TASK DESCRIPTION: Exactly as written, set down the lines from the top of the entries through the line bearing "var radius = [118, 174.5]", with every picture left out.

LISTED RECORDS:
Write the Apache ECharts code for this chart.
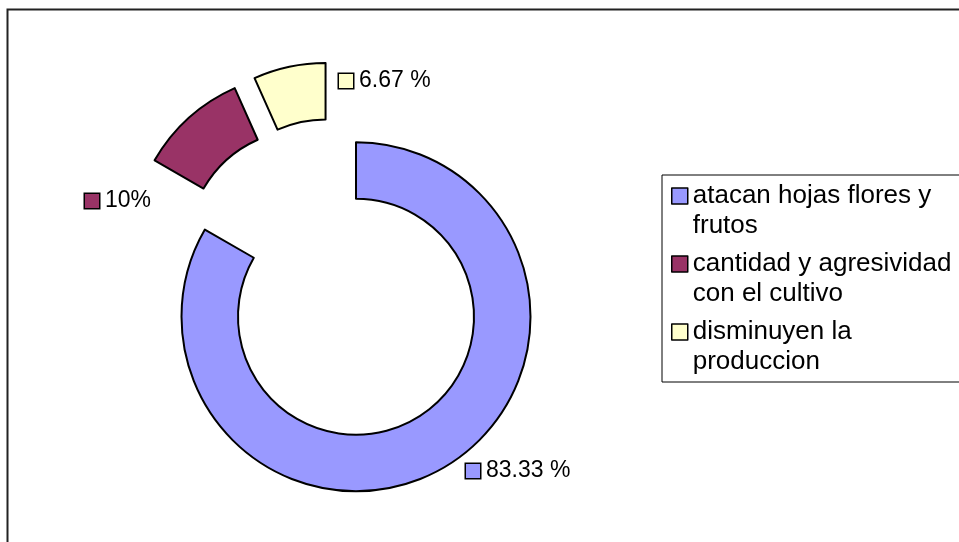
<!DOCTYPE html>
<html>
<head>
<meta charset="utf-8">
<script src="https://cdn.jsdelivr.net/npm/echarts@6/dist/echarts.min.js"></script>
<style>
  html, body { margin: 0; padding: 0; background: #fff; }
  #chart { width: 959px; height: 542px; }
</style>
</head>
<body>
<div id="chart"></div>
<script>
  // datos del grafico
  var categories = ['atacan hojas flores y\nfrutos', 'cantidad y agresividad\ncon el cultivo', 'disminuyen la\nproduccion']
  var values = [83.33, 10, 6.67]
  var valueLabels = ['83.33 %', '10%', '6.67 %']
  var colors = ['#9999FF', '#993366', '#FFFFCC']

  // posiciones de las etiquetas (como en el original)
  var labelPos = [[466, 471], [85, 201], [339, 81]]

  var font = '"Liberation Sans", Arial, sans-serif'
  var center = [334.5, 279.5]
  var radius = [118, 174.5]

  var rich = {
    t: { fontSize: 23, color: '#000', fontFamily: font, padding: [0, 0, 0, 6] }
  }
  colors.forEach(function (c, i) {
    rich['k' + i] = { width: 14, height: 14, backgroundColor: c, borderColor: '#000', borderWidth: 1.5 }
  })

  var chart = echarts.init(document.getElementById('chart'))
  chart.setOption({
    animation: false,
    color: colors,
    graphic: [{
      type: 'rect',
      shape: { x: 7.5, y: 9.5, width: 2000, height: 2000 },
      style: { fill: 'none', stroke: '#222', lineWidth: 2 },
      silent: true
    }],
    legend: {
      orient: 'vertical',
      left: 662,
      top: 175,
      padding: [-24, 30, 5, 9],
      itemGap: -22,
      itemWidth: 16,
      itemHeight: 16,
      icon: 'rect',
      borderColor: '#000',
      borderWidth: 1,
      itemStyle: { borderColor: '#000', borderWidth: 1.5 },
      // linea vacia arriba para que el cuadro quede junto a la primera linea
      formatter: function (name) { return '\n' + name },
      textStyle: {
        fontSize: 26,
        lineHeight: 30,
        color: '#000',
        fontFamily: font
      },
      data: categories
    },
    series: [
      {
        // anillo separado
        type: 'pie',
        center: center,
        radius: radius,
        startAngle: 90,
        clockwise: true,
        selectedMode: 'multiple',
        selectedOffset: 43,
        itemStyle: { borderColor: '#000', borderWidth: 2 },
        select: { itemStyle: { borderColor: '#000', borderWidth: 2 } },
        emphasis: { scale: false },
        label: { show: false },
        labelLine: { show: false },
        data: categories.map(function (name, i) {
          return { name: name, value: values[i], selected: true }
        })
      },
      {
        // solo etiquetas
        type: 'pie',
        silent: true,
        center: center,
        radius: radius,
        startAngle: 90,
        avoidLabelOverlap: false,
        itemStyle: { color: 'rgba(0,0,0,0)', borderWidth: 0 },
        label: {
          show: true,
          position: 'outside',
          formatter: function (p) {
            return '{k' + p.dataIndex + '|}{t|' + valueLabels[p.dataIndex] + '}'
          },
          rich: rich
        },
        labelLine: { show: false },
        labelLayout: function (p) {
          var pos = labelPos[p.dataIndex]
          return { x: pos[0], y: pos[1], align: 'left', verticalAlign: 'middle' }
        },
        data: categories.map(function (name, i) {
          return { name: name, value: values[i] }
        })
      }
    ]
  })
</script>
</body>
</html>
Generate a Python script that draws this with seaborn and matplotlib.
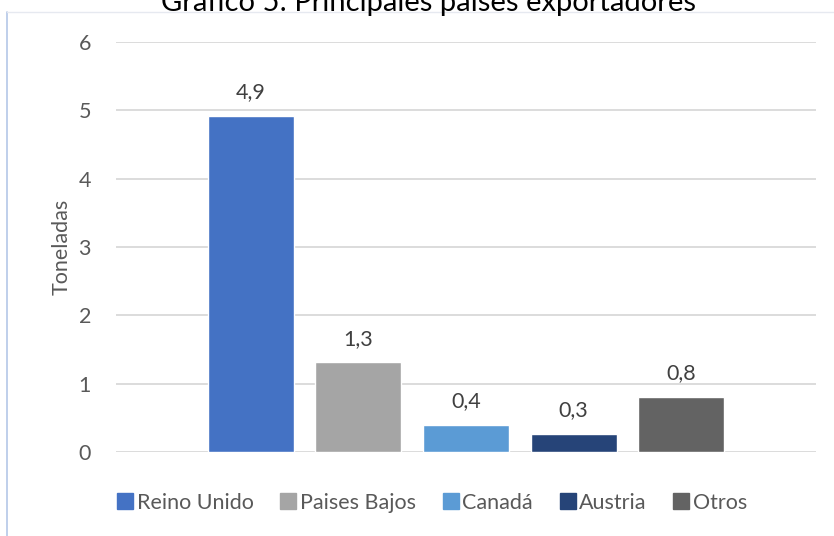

EXERCISE SOLUTION:
Write the Apache ECharts code for this chart.
<!DOCTYPE html>
<html>
<head>
<meta charset="utf-8">
<script src="https://cdn.jsdelivr.net/npm/echarts@6/dist/echarts.min.js"></script>
<style>
  html, body { margin: 0; padding: 0; background: #fff; }
  #chart { width: 959px; height: 542px; }
</style>
</head>
<body>
<div id="chart"></div>
<script>
  // datos del grafico
  var categories = ['atacan hojas flores y\nfrutos', 'cantidad y agresividad\ncon el cultivo', 'disminuyen la\nproduccion']
  var values = [83.33, 10, 6.67]
  var valueLabels = ['83.33 %', '10%', '6.67 %']
  var colors = ['#9999FF', '#993366', '#FFFFCC']

  // posiciones de las etiquetas (como en el original)
  var labelPos = [[466, 471], [85, 201], [339, 81]]

  var font = '"Liberation Sans", Arial, sans-serif'
  var center = [334.5, 279.5]
  var radius = [118, 174.5]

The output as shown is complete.